The way I see it, we'd have two systems: Money + Time
Both work the same way - you can add (purchase, credit) or remove (spend, refund).
Both would use existing itflow functionality: products, quotes, payments, etc.
Money credits: Customer overpays invoice by $100 = $100 credit. Next invoice for $150 applies the $100 credit, customer pays $50.
Time credits: Customer buys "10 Support Hours" product = 10 hours added to balance. We log 3 hours of work = 7 hours remaining, bill normally for any additional time.
Going over balance:
Money credits: Customer has $50 credit, invoice is $100. Apply the $50 credit, customer owes $50.
Time credits: Customer has 2 hours remaining, we do 5 hours of work. Use the 2 prepaid hours, bill 3 hours at their regular rate.
Real example: I have a client with "Boots on Ground - 5 Hours Monthly" for $240/month, $120/hour overage.
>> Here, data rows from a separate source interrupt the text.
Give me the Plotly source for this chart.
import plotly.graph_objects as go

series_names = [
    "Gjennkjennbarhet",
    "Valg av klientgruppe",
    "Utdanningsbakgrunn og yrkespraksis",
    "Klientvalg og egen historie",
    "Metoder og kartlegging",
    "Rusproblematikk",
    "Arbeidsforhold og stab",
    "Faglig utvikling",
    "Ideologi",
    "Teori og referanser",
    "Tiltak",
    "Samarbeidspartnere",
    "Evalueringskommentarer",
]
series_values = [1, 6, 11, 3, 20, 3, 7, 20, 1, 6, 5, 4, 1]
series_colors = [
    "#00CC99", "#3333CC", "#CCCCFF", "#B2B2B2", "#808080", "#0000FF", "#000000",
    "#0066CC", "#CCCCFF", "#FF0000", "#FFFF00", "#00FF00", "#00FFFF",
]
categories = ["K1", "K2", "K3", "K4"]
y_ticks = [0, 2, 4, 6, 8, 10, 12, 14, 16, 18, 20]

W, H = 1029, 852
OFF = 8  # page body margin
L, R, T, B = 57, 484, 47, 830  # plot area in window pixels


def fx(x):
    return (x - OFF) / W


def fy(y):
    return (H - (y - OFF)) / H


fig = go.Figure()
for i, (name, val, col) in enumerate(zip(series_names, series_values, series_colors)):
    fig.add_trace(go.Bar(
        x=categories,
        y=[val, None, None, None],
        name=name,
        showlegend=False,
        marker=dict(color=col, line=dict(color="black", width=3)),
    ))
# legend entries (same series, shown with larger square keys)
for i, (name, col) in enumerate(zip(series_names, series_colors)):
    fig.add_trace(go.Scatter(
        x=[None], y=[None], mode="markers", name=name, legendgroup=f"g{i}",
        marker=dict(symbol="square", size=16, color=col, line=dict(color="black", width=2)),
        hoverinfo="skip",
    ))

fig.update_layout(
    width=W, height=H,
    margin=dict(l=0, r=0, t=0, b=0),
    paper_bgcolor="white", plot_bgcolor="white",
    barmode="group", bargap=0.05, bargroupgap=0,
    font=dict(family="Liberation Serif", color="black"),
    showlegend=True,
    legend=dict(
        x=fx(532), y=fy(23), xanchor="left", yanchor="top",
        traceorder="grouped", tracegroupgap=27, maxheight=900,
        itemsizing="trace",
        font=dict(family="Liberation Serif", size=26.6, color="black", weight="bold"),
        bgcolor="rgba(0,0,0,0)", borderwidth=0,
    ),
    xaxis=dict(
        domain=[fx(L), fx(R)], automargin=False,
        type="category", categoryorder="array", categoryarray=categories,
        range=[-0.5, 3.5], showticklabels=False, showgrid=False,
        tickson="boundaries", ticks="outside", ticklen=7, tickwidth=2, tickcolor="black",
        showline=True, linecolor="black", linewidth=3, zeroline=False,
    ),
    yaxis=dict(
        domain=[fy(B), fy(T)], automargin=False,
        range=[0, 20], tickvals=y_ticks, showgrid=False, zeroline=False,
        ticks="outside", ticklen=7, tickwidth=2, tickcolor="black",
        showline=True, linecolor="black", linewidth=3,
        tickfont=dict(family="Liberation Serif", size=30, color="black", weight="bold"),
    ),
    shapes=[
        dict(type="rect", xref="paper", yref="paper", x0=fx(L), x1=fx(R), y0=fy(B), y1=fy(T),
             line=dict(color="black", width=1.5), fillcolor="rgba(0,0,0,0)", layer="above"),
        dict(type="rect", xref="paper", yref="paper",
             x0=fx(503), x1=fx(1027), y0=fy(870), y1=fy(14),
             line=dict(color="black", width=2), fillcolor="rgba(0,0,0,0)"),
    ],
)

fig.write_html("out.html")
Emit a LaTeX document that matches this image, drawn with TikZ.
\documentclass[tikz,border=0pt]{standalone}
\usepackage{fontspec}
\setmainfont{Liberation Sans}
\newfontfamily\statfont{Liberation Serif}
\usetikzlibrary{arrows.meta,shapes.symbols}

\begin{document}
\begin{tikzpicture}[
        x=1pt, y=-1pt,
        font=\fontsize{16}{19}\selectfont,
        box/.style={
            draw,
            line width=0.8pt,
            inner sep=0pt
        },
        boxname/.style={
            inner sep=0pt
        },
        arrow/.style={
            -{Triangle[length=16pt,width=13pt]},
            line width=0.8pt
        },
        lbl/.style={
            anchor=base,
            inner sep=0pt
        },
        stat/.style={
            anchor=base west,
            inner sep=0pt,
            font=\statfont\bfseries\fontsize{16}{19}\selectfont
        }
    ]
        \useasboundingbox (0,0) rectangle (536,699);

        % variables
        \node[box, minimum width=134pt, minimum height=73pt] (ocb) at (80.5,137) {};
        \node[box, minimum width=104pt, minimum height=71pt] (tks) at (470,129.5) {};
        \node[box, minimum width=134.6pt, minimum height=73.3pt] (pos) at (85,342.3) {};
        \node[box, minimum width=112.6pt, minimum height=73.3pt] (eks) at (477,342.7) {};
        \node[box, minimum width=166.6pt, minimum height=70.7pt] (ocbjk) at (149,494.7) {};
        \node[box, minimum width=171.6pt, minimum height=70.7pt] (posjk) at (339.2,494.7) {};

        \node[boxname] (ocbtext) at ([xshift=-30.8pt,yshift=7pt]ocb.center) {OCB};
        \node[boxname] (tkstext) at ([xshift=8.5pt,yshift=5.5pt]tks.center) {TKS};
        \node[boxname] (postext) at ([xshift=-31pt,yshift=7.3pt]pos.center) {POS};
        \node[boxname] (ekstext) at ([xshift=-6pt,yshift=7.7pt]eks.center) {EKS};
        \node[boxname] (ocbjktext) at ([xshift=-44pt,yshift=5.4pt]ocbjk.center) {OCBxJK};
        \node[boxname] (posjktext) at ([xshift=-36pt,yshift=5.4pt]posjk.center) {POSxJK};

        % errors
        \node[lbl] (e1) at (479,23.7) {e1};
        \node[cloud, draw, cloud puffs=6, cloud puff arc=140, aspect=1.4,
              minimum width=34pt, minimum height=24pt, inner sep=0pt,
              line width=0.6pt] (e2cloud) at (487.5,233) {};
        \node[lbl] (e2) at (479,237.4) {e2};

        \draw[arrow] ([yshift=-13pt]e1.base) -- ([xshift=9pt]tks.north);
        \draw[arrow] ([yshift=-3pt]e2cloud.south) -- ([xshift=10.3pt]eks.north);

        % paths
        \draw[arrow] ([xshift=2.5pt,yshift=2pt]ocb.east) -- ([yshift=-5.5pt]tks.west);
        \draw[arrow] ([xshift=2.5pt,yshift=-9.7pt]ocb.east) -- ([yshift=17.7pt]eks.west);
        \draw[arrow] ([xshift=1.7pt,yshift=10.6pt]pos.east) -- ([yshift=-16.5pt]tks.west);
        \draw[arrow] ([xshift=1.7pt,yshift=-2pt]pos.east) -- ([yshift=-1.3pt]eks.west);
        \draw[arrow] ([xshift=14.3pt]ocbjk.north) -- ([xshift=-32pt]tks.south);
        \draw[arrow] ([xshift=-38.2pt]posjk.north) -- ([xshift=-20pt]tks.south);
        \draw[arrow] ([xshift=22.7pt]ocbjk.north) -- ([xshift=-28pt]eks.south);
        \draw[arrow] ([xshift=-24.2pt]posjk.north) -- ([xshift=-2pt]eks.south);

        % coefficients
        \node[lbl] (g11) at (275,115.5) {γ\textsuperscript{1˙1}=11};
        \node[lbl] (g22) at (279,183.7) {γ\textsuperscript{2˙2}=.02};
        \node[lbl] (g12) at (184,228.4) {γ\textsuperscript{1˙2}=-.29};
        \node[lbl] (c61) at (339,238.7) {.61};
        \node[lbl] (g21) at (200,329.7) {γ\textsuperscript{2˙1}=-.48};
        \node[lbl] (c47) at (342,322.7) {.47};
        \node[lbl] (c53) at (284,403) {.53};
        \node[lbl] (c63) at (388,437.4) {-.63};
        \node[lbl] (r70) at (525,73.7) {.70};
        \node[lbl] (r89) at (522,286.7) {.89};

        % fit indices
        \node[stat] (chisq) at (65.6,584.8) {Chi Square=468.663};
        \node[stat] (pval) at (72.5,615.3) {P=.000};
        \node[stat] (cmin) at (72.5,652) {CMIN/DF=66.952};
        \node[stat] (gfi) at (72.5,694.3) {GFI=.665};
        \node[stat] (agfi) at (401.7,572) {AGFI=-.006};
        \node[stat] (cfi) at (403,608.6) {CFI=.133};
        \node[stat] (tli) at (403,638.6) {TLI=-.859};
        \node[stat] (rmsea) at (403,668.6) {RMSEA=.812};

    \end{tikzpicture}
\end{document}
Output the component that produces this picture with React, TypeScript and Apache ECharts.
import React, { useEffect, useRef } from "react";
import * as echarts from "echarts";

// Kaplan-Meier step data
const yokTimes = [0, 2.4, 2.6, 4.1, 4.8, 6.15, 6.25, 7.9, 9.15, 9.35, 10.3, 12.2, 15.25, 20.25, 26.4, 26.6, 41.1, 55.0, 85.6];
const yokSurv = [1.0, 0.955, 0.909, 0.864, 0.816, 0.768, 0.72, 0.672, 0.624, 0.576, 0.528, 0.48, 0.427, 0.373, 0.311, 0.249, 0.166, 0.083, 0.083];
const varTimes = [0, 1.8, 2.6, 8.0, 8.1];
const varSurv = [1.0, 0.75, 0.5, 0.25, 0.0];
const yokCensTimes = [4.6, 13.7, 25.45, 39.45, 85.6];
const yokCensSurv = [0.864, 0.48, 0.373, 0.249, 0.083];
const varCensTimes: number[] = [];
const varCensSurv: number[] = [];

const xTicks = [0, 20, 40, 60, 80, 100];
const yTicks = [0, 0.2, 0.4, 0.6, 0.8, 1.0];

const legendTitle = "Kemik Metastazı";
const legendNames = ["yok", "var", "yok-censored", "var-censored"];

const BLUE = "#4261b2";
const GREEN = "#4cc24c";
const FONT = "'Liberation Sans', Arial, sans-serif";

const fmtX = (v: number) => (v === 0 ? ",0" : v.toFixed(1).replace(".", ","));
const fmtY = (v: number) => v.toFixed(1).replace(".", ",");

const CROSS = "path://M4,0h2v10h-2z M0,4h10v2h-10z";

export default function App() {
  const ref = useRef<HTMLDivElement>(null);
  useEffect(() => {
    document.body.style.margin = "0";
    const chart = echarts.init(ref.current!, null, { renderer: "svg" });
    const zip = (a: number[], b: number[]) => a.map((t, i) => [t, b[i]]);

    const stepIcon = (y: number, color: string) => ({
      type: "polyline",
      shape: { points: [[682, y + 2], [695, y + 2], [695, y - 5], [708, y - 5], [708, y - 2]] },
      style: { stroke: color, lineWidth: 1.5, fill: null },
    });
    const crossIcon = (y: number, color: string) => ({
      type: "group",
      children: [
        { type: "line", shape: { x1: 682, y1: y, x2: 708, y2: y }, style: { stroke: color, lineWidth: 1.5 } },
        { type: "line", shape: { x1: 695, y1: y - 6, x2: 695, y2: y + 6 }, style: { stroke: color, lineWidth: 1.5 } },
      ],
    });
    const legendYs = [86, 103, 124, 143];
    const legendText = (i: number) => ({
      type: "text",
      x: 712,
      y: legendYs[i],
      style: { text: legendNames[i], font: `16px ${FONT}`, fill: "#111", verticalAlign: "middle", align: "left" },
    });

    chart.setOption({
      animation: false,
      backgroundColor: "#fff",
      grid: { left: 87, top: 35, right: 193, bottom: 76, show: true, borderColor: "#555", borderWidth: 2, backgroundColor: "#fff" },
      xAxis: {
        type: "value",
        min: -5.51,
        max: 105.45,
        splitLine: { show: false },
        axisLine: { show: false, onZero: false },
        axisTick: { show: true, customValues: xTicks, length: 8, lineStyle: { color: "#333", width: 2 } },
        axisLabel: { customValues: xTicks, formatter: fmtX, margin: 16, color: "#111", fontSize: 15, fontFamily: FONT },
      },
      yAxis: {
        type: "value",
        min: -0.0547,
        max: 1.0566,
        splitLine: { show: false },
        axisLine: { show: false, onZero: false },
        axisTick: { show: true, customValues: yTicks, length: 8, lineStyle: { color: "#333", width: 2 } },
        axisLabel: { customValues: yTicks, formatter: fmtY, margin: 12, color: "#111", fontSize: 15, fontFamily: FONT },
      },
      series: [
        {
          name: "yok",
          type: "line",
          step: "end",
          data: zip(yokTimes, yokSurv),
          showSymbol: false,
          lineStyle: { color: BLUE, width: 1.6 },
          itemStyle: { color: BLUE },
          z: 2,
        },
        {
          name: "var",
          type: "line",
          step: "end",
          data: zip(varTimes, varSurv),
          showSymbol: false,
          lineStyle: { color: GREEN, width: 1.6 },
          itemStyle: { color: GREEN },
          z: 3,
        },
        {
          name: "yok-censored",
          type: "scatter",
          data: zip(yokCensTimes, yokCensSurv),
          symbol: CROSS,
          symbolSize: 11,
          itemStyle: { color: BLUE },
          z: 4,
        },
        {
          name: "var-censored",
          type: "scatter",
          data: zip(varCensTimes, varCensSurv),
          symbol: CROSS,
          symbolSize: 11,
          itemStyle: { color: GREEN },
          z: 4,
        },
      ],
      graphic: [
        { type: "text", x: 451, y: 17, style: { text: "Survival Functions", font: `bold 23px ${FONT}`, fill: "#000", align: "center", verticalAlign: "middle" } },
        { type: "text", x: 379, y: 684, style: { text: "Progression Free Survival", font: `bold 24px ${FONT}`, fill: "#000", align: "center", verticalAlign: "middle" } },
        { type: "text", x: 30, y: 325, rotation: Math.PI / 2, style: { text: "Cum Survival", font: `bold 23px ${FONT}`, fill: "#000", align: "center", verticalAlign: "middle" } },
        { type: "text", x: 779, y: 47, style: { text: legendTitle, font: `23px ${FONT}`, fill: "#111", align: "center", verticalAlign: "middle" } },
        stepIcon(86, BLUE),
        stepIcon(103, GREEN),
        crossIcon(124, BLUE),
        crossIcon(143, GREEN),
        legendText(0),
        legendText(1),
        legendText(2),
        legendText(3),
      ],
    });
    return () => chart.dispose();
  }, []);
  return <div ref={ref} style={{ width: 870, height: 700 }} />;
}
They need 6 hours in one month:
- Invoice shows: 6 hours charged
- Invoice shows: 5 hours account balance used
- Invoice shows: 1 hour remaining at $120
Other uses:
- Money-to-time conversion: Customer has $500 credit, wants to convert to prepaid hours with incentive pricing
- Repair shop credits: Donate old equipment, get account credit for refurbish value
- Incentive hours: "You used 60 hours of Outlook support over 6 months. Here's 6 hours of strategic planning time to fix the root cause."
What makes this complex? I assume I'm missing something.